Washington Post culture critic Philip Kennicott has filed a series of essays for the Style section about images of the war in Iraq, like the images out of Abu Ghraib. He lowered the boom today on the insensitive louts who framed a picture of dead Zarqawi. The headline: "A Chilling Portrait, Unsuitably Framed." Kennicott found the framed picture "bizarre." He lamented that the reaction was cheers from the war supporters, and intimidation of the anti-war crowd, that they had to cheer, too. Kennicott couldn't really bring himself to do much of that. He predicted, unlike the Abu Ghraib images, that this image would not be historical:
So will this image, given a strange dignity by its prominent frame, be a defining image of the war? Not likely. Its primary function is forensic. It proves, in an age of skepticism (heightened by a three-year history of official claims about the war turning out to be false), that Zarqawi is indeed dead. But beyond that, the image has little power. Indeed, as with so many images in this war, it is loaded with the potential to backfire.

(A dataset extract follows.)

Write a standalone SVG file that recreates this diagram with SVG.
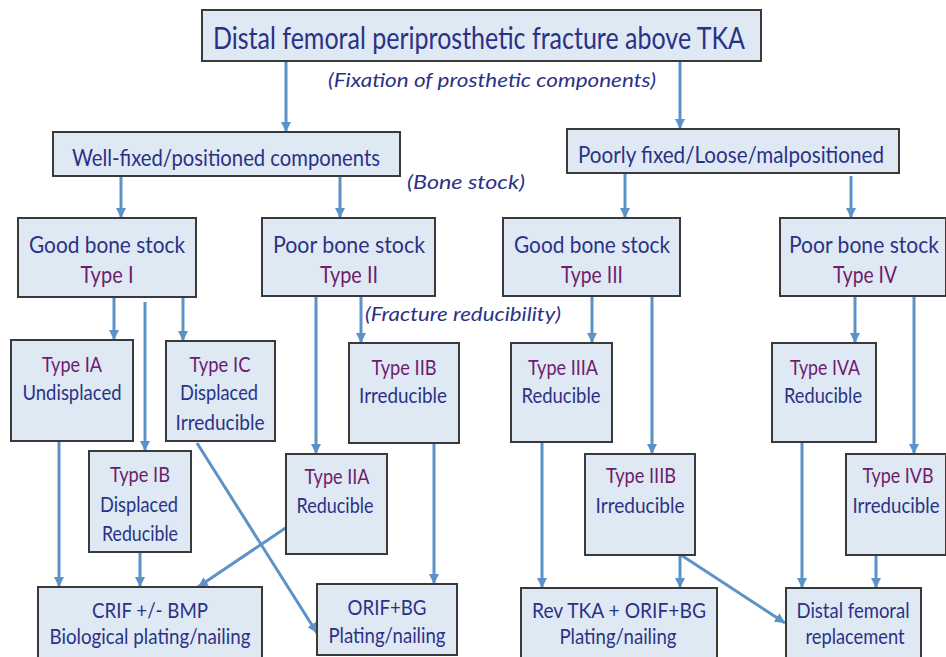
<svg xmlns="http://www.w3.org/2000/svg" width="946" height="657" viewBox="0 0 946 657">
<style>
.bx{fill:#dfe9f4;stroke:#3a3a3a;stroke-width:2}
text{font-family:Lato,"Liberation Sans",sans-serif;text-anchor:middle;fill:#2b3286}
.t{font-size:30px}
.m{font-size:23px}
.s{font-size:21px}
.p{fill:#6e1c6e}
.i{font-size:20px;font-style:italic}
.c line{stroke:#5b92c8;stroke-width:3;marker-end:url(#ah)}
</style>
<defs>
<marker id="ah" markerUnits="userSpaceOnUse" markerWidth="12" markerHeight="10" refX="10" refY="5" orient="auto" viewBox="0 0 12 10">
<path d="M0,0 L10,5 L0,10 Z" fill="#5b92c8"/>
</marker>
</defs>
<rect width="946" height="657" fill="#ffffff"/>
<g class="c" id="connectors">
<line x1="286" y1="61" x2="286" y2="132"/>
<line x1="680" y1="61" x2="680" y2="129"/>
<line x1="121" y1="176" x2="121" y2="218"/>
<line x1="340" y1="176" x2="340" y2="218"/>
<line x1="625" y1="170" x2="625" y2="218"/>
<line x1="851" y1="176" x2="851" y2="218"/>
<line x1="114" y1="297" x2="114" y2="340"/>
<line x1="145" y1="302" x2="145" y2="451"/>
<line x1="183" y1="297" x2="183" y2="341"/>
<line x1="316" y1="296" x2="316" y2="454"/>
<line x1="361" y1="296" x2="361" y2="343"/>
<line x1="592" y1="296" x2="592" y2="343"/>
<line x1="652" y1="296" x2="652" y2="454"/>
<line x1="855" y1="296" x2="855" y2="343"/>
<line x1="914" y1="296" x2="914" y2="454"/>
<line x1="59" y1="441" x2="59" y2="587"/>
<line x1="140" y1="552" x2="140" y2="587"/>
<line x1="287" y1="527" x2="198" y2="587"/>
<line x1="197" y1="443" x2="317" y2="633"/>
<line x1="434" y1="443" x2="434" y2="584"/>
<line x1="542" y1="442" x2="542" y2="588"/>
<line x1="680" y1="555" x2="680" y2="588"/>
<line x1="681" y1="555" x2="785" y2="623"/>
<line x1="802" y1="442" x2="802" y2="588"/>
<line x1="876" y1="555" x2="876" y2="588"/>
</g>
<g id="root"><rect class="bx" x="202" y="10" width="559" height="51"/>
<text class="t" x="479" y="49" textLength="532" lengthAdjust="spacingAndGlyphs">Distal femoral periprosthetic fracture above TKA</text></g>
<g id="lbl-fix"><text class="i" x="492" y="87" textLength="328" lengthAdjust="spacingAndGlyphs">(Fixation of prosthetic components)</text></g>
<g id="wellfixed"><rect class="bx" x="53" y="132" width="347" height="44"/>
<text class="m" x="226" y="166" textLength="308" lengthAdjust="spacingAndGlyphs">Well-fixed/positioned components</text></g>
<g id="poorly"><rect class="bx" x="567" y="129" width="332" height="44"/>
<text class="m" x="731" y="163" textLength="306" lengthAdjust="spacingAndGlyphs">Poorly fixed/Loose/malpositioned</text></g>
<g id="lbl-bone"><text class="i" x="466" y="189" textLength="118" lengthAdjust="spacingAndGlyphs">(Bone stock)</text></g>
<g id="type1"><rect class="bx" x="18" y="218" width="178" height="79"/>
<text class="m" x="107" y="253" textLength="156" lengthAdjust="spacingAndGlyphs">Good bone stock</text>
<text class="m p" x="107" y="283" textLength="53" lengthAdjust="spacingAndGlyphs">Type I</text></g>
<g id="type2"><rect class="bx" x="262" y="218" width="173" height="78"/>
<text class="m" x="349" y="253" textLength="152" lengthAdjust="spacingAndGlyphs">Poor bone stock</text>
<text class="m p" x="349" y="283" textLength="58" lengthAdjust="spacingAndGlyphs">Type II</text></g>
<g id="type3"><rect class="bx" x="503" y="218" width="177" height="78"/>
<text class="m" x="592" y="253" textLength="156" lengthAdjust="spacingAndGlyphs">Good bone stock</text>
<text class="m p" x="592" y="283" textLength="62" lengthAdjust="spacingAndGlyphs">Type III</text></g>
<g id="type4"><rect class="bx" x="780" y="218" width="166" height="78"/>
<text class="m" x="864" y="253" textLength="150" lengthAdjust="spacingAndGlyphs">Poor bone stock</text>
<text class="m p" x="865" y="283" textLength="64" lengthAdjust="spacingAndGlyphs">Type IV</text></g>
<g id="lbl-red"><text class="i" x="463" y="321" textLength="196" lengthAdjust="spacingAndGlyphs">(Fracture reducibility)</text></g>
<g id="type1a"><rect class="bx" x="11" y="340" width="122" height="101"/>
<text class="s p" x="72" y="372" textLength="60" lengthAdjust="spacingAndGlyphs">Type IA</text>
<text class="s" x="72" y="400" textLength="99" lengthAdjust="spacingAndGlyphs">Undisplaced</text></g>
<g id="type1c"><rect class="bx" x="166" y="341" width="109" height="100"/>
<text class="s p" x="220" y="372" textLength="61" lengthAdjust="spacingAndGlyphs">Type IC</text>
<text class="s" x="219" y="400" textLength="78" lengthAdjust="spacingAndGlyphs">Displaced</text>
<text class="s" x="220" y="430" textLength="89" lengthAdjust="spacingAndGlyphs">Irreducible</text></g>
<g id="type2b"><rect class="bx" x="349" y="343" width="110" height="100"/>
<text class="s p" x="404" y="375" textLength="65" lengthAdjust="spacingAndGlyphs">Type IIB</text>
<text class="s" x="403" y="403" textLength="88" lengthAdjust="spacingAndGlyphs">Irreducible</text></g>
<g id="type3a"><rect class="bx" x="511" y="343" width="101" height="99"/>
<text class="s p" x="563" y="375" textLength="70" lengthAdjust="spacingAndGlyphs">Type IIIA</text>
<text class="s" x="561" y="403" textLength="79" lengthAdjust="spacingAndGlyphs">Reducible</text></g>
<g id="type4a"><rect class="bx" x="772" y="343" width="104" height="99"/>
<text class="s p" x="825" y="375" textLength="70" lengthAdjust="spacingAndGlyphs">Type IVA</text>
<text class="s" x="823" y="403" textLength="78" lengthAdjust="spacingAndGlyphs">Reducible</text></g>
<g id="type1b"><rect class="bx" x="89" y="451" width="102" height="101"/>
<text class="s p" x="140" y="482" textLength="60" lengthAdjust="spacingAndGlyphs">Type IB</text>
<text class="s" x="139" y="512" textLength="78" lengthAdjust="spacingAndGlyphs">Displaced</text>
<text class="s" x="140" y="541" textLength="76" lengthAdjust="spacingAndGlyphs">Reducible</text></g>
<g id="type2a"><rect class="bx" x="286" y="454" width="101" height="100"/>
<text class="s p" x="337" y="484" textLength="65" lengthAdjust="spacingAndGlyphs">Type IIA</text>
<text class="s" x="335" y="513" textLength="77" lengthAdjust="spacingAndGlyphs">Reducible</text></g>
<g id="type3b"><rect class="bx" x="585" y="454" width="110" height="101"/>
<text class="s p" x="641" y="483" textLength="70" lengthAdjust="spacingAndGlyphs">Type IIIB</text>
<text class="s" x="640" y="513" textLength="89" lengthAdjust="spacingAndGlyphs">Irreducible</text></g>
<g id="type4b"><rect class="bx" x="846" y="454" width="100" height="101"/>
<text class="s p" x="898" y="483" textLength="71" lengthAdjust="spacingAndGlyphs">Type IVB</text>
<text class="s" x="896" y="513" textLength="87" lengthAdjust="spacingAndGlyphs">Irreducible</text></g>
<g id="crif"><rect class="bx" x="38" y="587" width="224" height="80"/>
<text class="s" x="150" y="618" textLength="116" lengthAdjust="spacingAndGlyphs">CRIF +/- BMP</text>
<text class="s" x="150" y="644" textLength="201" lengthAdjust="spacingAndGlyphs">Biological plating/nailing</text></g>
<g id="orif"><rect class="bx" x="317" y="584" width="140" height="71"/>
<text class="s" x="387" y="615" textLength="79" lengthAdjust="spacingAndGlyphs">ORIF+BG</text>
<text class="s" x="387" y="643" textLength="117" lengthAdjust="spacingAndGlyphs">Plating/nailing</text></g>
<g id="revtka"><rect class="bx" x="521" y="588" width="196" height="80"/>
<text class="s" x="619" y="618" textLength="174" lengthAdjust="spacingAndGlyphs">Rev TKA + ORIF+BG</text>
<text class="s" x="618" y="644" textLength="117" lengthAdjust="spacingAndGlyphs">Plating/nailing</text></g>
<g id="dfr"><rect class="bx" x="786" y="588" width="135" height="80"/>
<text class="s" x="853" y="618" textLength="113" lengthAdjust="spacingAndGlyphs">Distal femoral</text>
<text class="s" x="855" y="644" textLength="99" lengthAdjust="spacingAndGlyphs">replacement</text></g>
</svg>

Among the dissenting voices in the hubbub yesterday were those worried about Zarqawi's status as a martyr. And here, again, the frame plays a very odd role. In many traditions, a framed picture of the deceased suggests something like an icon, something to be venerated. Photographs of journalists photographing the image at the news briefing showed Zarqawi's face looming above them. One might believe, for a moment, that they had gathered to bask in its exalted presence.
Kennicott is underlining something that conservatives need to remember: Vietnam is still defined by iconic images the Left burned into the history books: the running naked Vietnamese girl, the pistol execution of a captured communist, immolating monks. But I doubt Kennicott would try a spin so pathetic as to suggest people basked in the "exalted presence" of Napalm victims. Or is he saying they did? Kennicott then moved on to echo left-wing fanatic Michael Berg, asserting Zarqawi's death was just another regrettable part of a cycle of retribution, a geopolitical version of the Hatfields and McCoys:
The image itself, a disembodied head, connects this event to the abject misery that Zarqawi had brought to so many people in Iraq over the course of his deadly career. He was the one who reportedly sawed off the head of Nicholas Berg, and now Zarqawi's head was appearing, lifeless, eyes closed, as if it too were somehow detached from his body. For those who want revenge, the head of Zarqawi is a welcome sight; but it reminds others how much this war has been about cycles of killing, retribution, tribal and sectarian violence, and the most primitive destructive urges...
And now we gaze on Zarqawi's face one last time, as he reminds us that the new product wasn't so new; the war turned out to have all too much of what wars have always had in them, death, destruction and chaos. Zarqawi's head forces us to confront once again the most primitive dynamic of war: It's an eye for an eye, or a head for a head.
Wow. It's like Colman McCarthy never moved on. Read the rest, if you want to see the whole MoveOn-style editorial unfold. The images are merely an excuse, a handy niche for Kennicott to hang arty analysis on his arrogant pacifist cant.